Following Miss Shaw’s retirement in 1936, Davidson College’s longest serving Library Director began service: Chalmers Gaston Davidson ’28. Affectionately known across campus as “Dr. D,” Davidson was the college’s first professional librarian, he earned his Master’s in Library Science from the University of Chicago in 1936. When Dr. D’s career began, the library was very small and not the hub of student life as it is known today. The collection was a mere 39,000 volumes, the annual materials budget was $3,500, and there was only one other employee: assistant librarian, Miss Julia Passmore. However, barring the years Dr. Henry Lilly took over the position whilst Davidson served in WWII, Davidson revolutionized the library space, including overseeing the move to the Grey Memorial Library in 1941. Not only was Davidson also a member of the college History department, but by 1961, he had grown the annual library budget to $41,000. Perhaps Dr. D’s success was in his blood, given that he was a direct descendant of William Lee Davidson, the college’s namesake.

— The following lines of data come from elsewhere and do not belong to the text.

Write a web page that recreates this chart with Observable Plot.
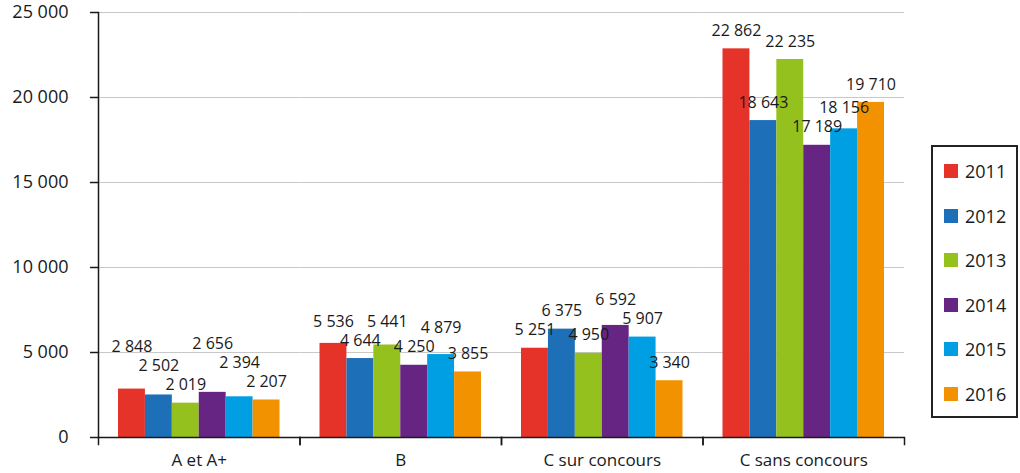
<!DOCTYPE html>
<html><head><meta charset="utf-8">
<script src="https://cdn.jsdelivr.net/npm/d3@7"></script>
<script src="https://cdn.jsdelivr.net/npm/@observablehq/plot@0.6"></script>
<style>
body{margin:0;background:#fff;font-family:"Open Sans",sans-serif;color:#1a1a1a}
#wrap{position:relative;width:1020px;height:473px}
#legend{position:absolute;left:931px;top:145px;width:87px;height:273px;border:2px solid #222;box-sizing:border-box;padding-top:2px}
.item{height:44.5px;display:flex;align-items:center;font-size:18px}
.sw{width:14px;height:14px;margin-left:11px;margin-right:7px}
</style></head>
<body><div id="wrap"></div>
<script>
const categories = ["A et A+", "B", "C sur concours", "C sans concours"];
const years = ["2011", "2012", "2013", "2014", "2015", "2016"];
const colors = ["#e5332a", "#1d6fb8", "#95c11f", "#662483", "#009fe3", "#f39200"];
const v2011 = [2848, 5536, 5251, 22862];
const v2012 = [2502, 4644, 6375, 18643];
const v2013 = [2019, 5441, 4950, 22235];
const v2014 = [2656, 4250, 6592, 17189];
const v2015 = [2394, 4879, 5907, 18156];
const v2016 = [2207, 3855, 3340, 19710];
const yTicks = [0, 5000, 10000, 15000, 20000, 25000];
const series = [v2011, v2012, v2013, v2014, v2015, v2016];

const fmt = d3.formatLocale({decimal: ",", thousands: " ", grouping: [3], currency: ["", ""]}).format(",");

const W = 1020, H = 473, mT = 12, mB = 36, mL = 98, mR = 116;
const yMax = yTicks[yTicks.length - 1];
const unitsPerPx = yMax / (H - mT - mB);
const pad = 18 * unitsPerPx, sep = 19 * unitsPerPx;

const rows = [];
categories.forEach((c, i) => {
  const vals = series.map(s => s[i]);
  const L = vals.map(v => v + pad);
  // simple label relaxation: push the higher label of an overlapping pair upward
  for (let iter = 0; iter < 100; iter++) {
    let moved = false;
    for (let j = 0; j < L.length - 1; j++) {
      if (Math.abs(L[j] - L[j + 1]) < sep - 1e-6) {
        const hi = L[j] > L[j + 1] || (L[j] === L[j + 1] && vals[j] >= vals[j + 1]) ? j : j + 1;
        const lo = hi === j ? j + 1 : j;
        L[hi] = L[lo] + sep;
        moved = true;
      }
    }
    if (!moved) break;
  }
  years.forEach((y, j) => rows.push({cat: c, year: y, value: vals[j], labelY: L[j]}));
});

const chart = Plot.plot({
  width: W, height: H, marginLeft: mL, marginRight: mR, marginTop: mT, marginBottom: mB,
  style: {fontFamily: "'Open Sans', sans-serif", fontSize: "16px", color: "#1a1a1a", background: "#fff"},
  fx: {domain: categories, padding: 0, label: null, round: false},
  x: {domain: years, padding: 0, insetLeft: 20, insetRight: 20, axis: null, round: false},
  y: {domain: [0, yMax], label: null},
  color: {domain: years, range: colors},
  marks: [
    Plot.gridY(yTicks.slice(1), {stroke: "#c8c8c8", strokeOpacity: 1, strokeWidth: 1}),
    Plot.barY(rows, {fx: "cat", x: "year", y: "value", fill: "year"}),
    Plot.text(rows, {fx: "cat", x: "year", y: "labelY", text: d => fmt(d.value), fontSize: 16, fill: "#1a1a1a"}),
    Plot.ruleY([0], {stroke: "#1a1a1a", strokeWidth: 1.5}),
    Plot.frame({anchor: "left", fx: [categories[0]], stroke: "#1a1a1a", strokeWidth: 1.5}),
    Plot.frame({anchor: "left", insetTop: H - mT - mB - 7, dy: 7, stroke: "#1a1a1a", strokeWidth: 1.5}),
    Plot.frame({anchor: "right", insetTop: H - mT - mB - 7, dy: 7, stroke: "#1a1a1a", strokeWidth: 1.5}),
    Plot.axisY(yTicks, {tickFormat: fmt, tickSize: 8, tickPadding: 22, fontSize: 18, stroke: "#1a1a1a", strokeWidth: 1.5}),
    Plot.axisFx({anchor: "bottom", tickSize: 0, tickPadding: 16, fontSize: 17, label: null})
  ]
});
const wrap = document.getElementById("wrap");
wrap.appendChild(chart);

const legend = document.createElement("div");
legend.id = "legend";
years.forEach((y, j) => {
  const it = document.createElement("div");
  it.className = "item";
  const sw = document.createElement("span");
  sw.className = "sw";
  sw.style.background = colors[j];
  it.appendChild(sw);
  it.appendChild(document.createTextNode(y));
  legend.appendChild(it);
});
wrap.appendChild(legend);
</script>
</body></html>
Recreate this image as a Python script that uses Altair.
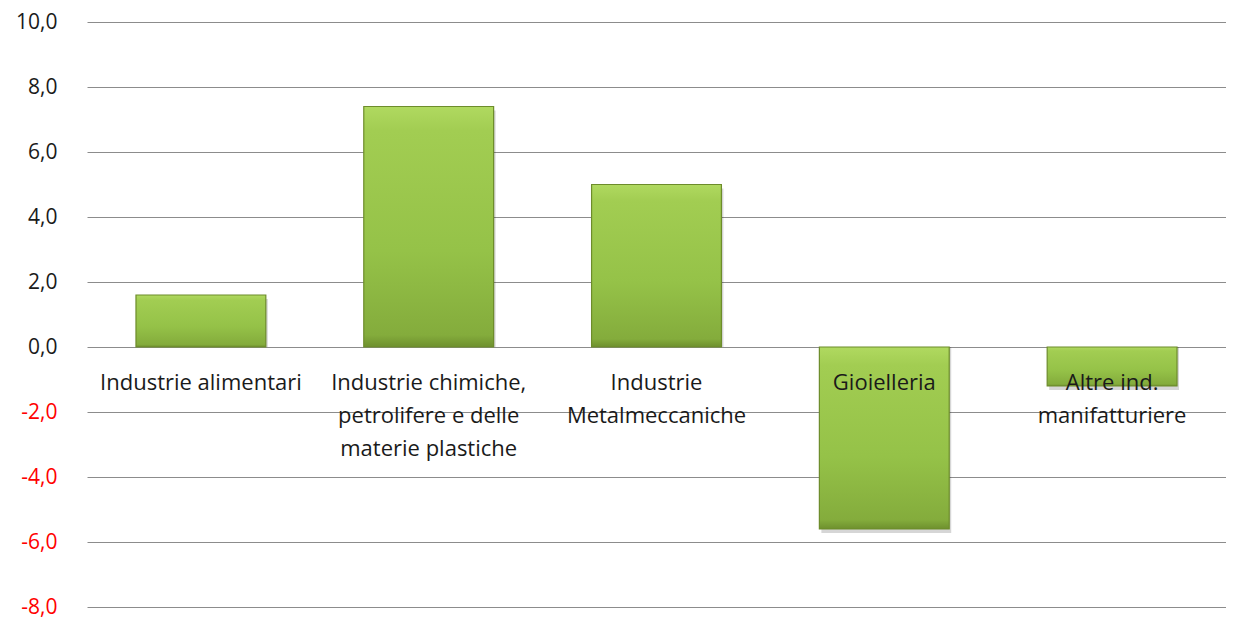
import altair as alt
import pandas as pd

categories = ["Industrie alimentari",
              "Industrie chimiche,\npetrolifere e delle\nmaterie plastiche",
              "Industrie\nMetalmeccaniche",
              "Gioielleria",
              "Altre ind.\nmanifatturiere"]
values = [1.6, 7.4, 5.0, -5.6, -1.2]
y_ticks = [-8, -6, -4, -2, 0, 2, 4, 6, 8, 10]

df = pd.DataFrame({"cat": categories, "val": values, "zero": [0] * len(values)})

FONT = "Open Sans"
x = alt.X("cat:N", sort=categories, axis=None,
          scale=alt.Scale(paddingInner=0.43, paddingOuter=0.215))
y_scale = alt.Scale(domain=[-8, 10], nice=False)

shadow = alt.Chart(df).mark_bar(color="#000000", opacity=0.16, yOffset=4, xOffset=2).encode(
    x=x, y=alt.Y("val:Q", scale=y_scale), y2=alt.Y2("zero:Q"))

bars = alt.Chart(df).mark_bar(
    stroke="#6d8c2b", strokeWidth=1.2,
    color=alt.Gradient(gradient="linear", x1=0, y1=0, x2=0, y2=1,
                       stops=[alt.GradientStop(color="#b0d960", offset=0),
                              alt.GradientStop(color="#a2cd52", offset=0.1),
                              alt.GradientStop(color="#95c248", offset=0.6),
                              alt.GradientStop(color="#84ac3c", offset=0.95),
                              alt.GradientStop(color="#6e902e", offset=1)])
).encode(
    x=x,
    y=alt.Y("val:Q", scale=y_scale,
            axis=alt.Axis(values=y_ticks, title=None, domain=False, ticks=False,
                          grid=True, gridColor="#8c8c8c", gridWidth=1,
                          labelFont=FONT, labelFontSize=21, labelPadding=30,
                          labelColor={"condition": {"test": "datum.value < 0", "value": "#ff0000"},
                                      "value": "#1a1a1a"},
                          labelExpr="(datum.value < 0 ? '-' : '') + replace(format(abs(datum.value), '.1f'), '.', ',')")),
    y2=alt.Y2("zero:Q"),
)

labels = alt.Chart(df).mark_text(
    font=FONT, fontSize=22, color="#1a1a1a", baseline="alphabetic", dy=43,
    lineBreak="\n", lineHeight=33
).encode(x=x, y=alt.Y("zero:Q", scale=y_scale), text="cat:N")

chart = alt.layer(shadow, bars, labels).properties(
    width=1139, height=585,
    autosize=alt.AutoSizeParams(type="none"),
    padding={"left": 79, "top": 14, "right": 0, "bottom": 12},
    background="#ffffff",
).configure_view(stroke=None)

chart.save("out.html", embed_options={"renderer": "svg", "actions": False})
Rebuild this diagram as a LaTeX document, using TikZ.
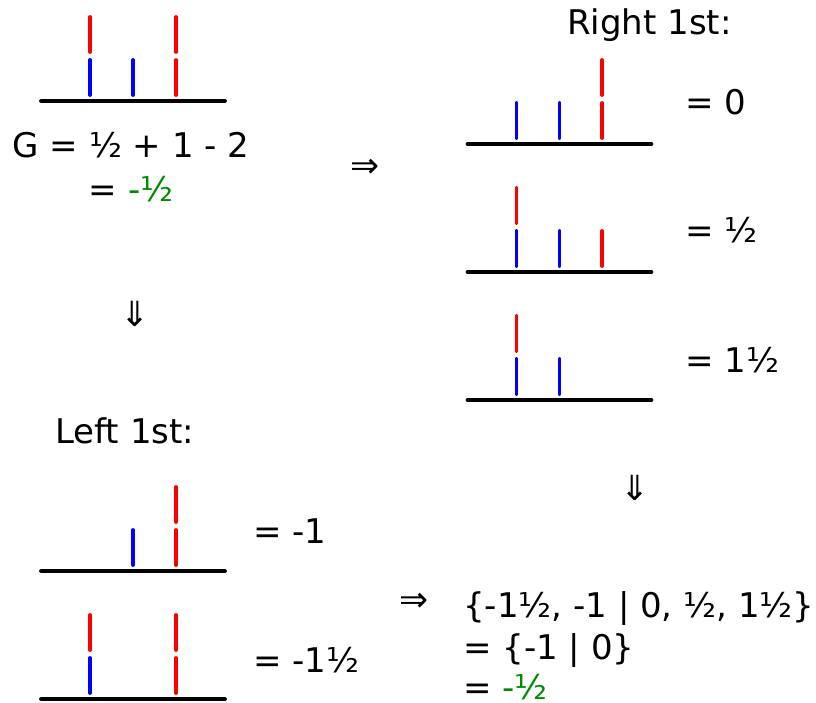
\documentclass[tikz,border=0pt]{standalone}
\usepackage{fontspec}
\setmainfont{DejaVu Sans}
\definecolor{valgreen}{RGB}{0,140,0}
\definecolor{pred}{RGB}{255,0,0}
\definecolor{pblue}{RGB}{0,0,255}
\newcommand{\seg}[4]{% x, ground y, level, colour
  \draw[segline,#4] (#1,{#2-6-43*#3}) -- (#1,{#2-41-43*#3});}
\tikzset{
  segline/.style={line width=2.9pt,line cap=round},
  groundline/.style={line width=3.6pt,line cap=round,black},
  lbl/.style={inner sep=0pt,font=\fontsize{25.5pt}{30pt}\selectfont,anchor=base west},
  arr/.style={inner sep=0pt,font=\fontsize{26pt}{30pt}\selectfont,anchor=center}
}
\begin{document}
\begin{tikzpicture}[x=0.75pt,y=-0.75pt]
\useasboundingbox (0,0) rectangle (816,702);
% ---- top left: G
\draw[groundline] (41.5,101) -- (224.5,101);
\seg{90}{101}{0}{pblue}\seg{90}{101}{1}{pred}
\seg{133}{101}{0}{pblue}
\seg{176}{101}{0}{pred}\seg{176}{101}{1}{pred}
\node[lbl,anchor=base] (g1) at (131,158) {G = ½ + 1 - 2};
\node[lbl,anchor=base] (g2) at (131,202) {= \textcolor{valgreen}{-½}};
\node[arr] (ar1) at (365,168) {⇒};
\node[arr] (ad1) at (135.5,314) {⇓};
% ---- right 1st
\node[lbl] (rt) at (567,35) {Right 1st:};
\draw[groundline] (468,144) -- (651,144);
\seg{516.5}{144}{0}{pblue}
\seg{559.5}{144}{0}{pblue}
\seg{602}{144}{0}{pred}\seg{602}{144}{1}{pred}
\node[lbl] (r1) at (685,115) {= 0};
\draw[groundline] (468,272) -- (651,272);
\seg{516.5}{272}{0}{pblue}\seg{516.5}{272}{1}{pred}
\seg{559.5}{272}{0}{pblue}
\seg{602}{272}{0}{pred}
\node[lbl] (r2) at (685,243) {= ½};
\draw[groundline] (468,400) -- (651,400);
\seg{516.5}{400}{0}{pblue}\seg{516.5}{400}{1}{pred}
\seg{559.5}{400}{0}{pblue}
\node[lbl] (r3) at (685,372) {= 1½};
\node[arr] (ad2) at (635,488) {⇓};
% ---- left 1st
\node[lbl] (lt) at (55,443) {Left 1st:};
\draw[groundline] (41.5,571) -- (224.5,571);
\seg{133}{571}{0}{pblue}
\seg{176}{571}{0}{pred}\seg{176}{571}{1}{pred}
\node[lbl] (l1) at (253,543) {= -1};
\draw[groundline] (41.5,699) -- (224.5,699);
\seg{90}{699}{0}{pblue}\seg{90}{699}{1}{pred}
\seg{176}{699}{0}{pred}\seg{176}{699}{1}{pred}
\node[lbl] (l2) at (253,672) {= -1½};
% ---- result
\node[arr] (ar2) at (414,602) {⇒};
\node[lbl] (s1) at (463,617) {\{-1½, -1 | 0, ½, 1½\}};
\node[lbl] (s2) at (463,659) {= \{-1 | 0\}};
\node[lbl] (s3) at (463,699) {= \textcolor{valgreen}{-½}};
\end{tikzpicture}
\end{document}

The 1974-1975 school year brought much change to the Davidson library: Dr. D retired, Leland M. Park ’63 became the new Library Director, and the E.H. Little Library was dedicated in September of 1974. Park earned his Library Sciences degrees from Emory University and Florida State University before serving as Library Director for 31 years. At his retirement in 2006, the Quips and Cranks yearbook staff elected to dedicate their volume to Park and his service to the school and the Library Director position was named in his honor.
In 2007, Gillian Gremmels was named the first Leland M. Park Director of the Library. Unlike her predecessors, Gremmels was neither an alum of the college nor a long-time resident of the area. Gremmels was raised by two professors on the campus Iowa’s Wartburg College, is a descendant of Wartburg’s founder, and continued on to attend the school and act as their Library Director. Although currently on sabbatical from the mentoring seminar faculty of the Association of College and Research Libraries and after serving Davidson College for ten years, Jill Gremmels will serve the Dean of Cowles Library at Drake University in Des Moines, Iowa beginning on July 1.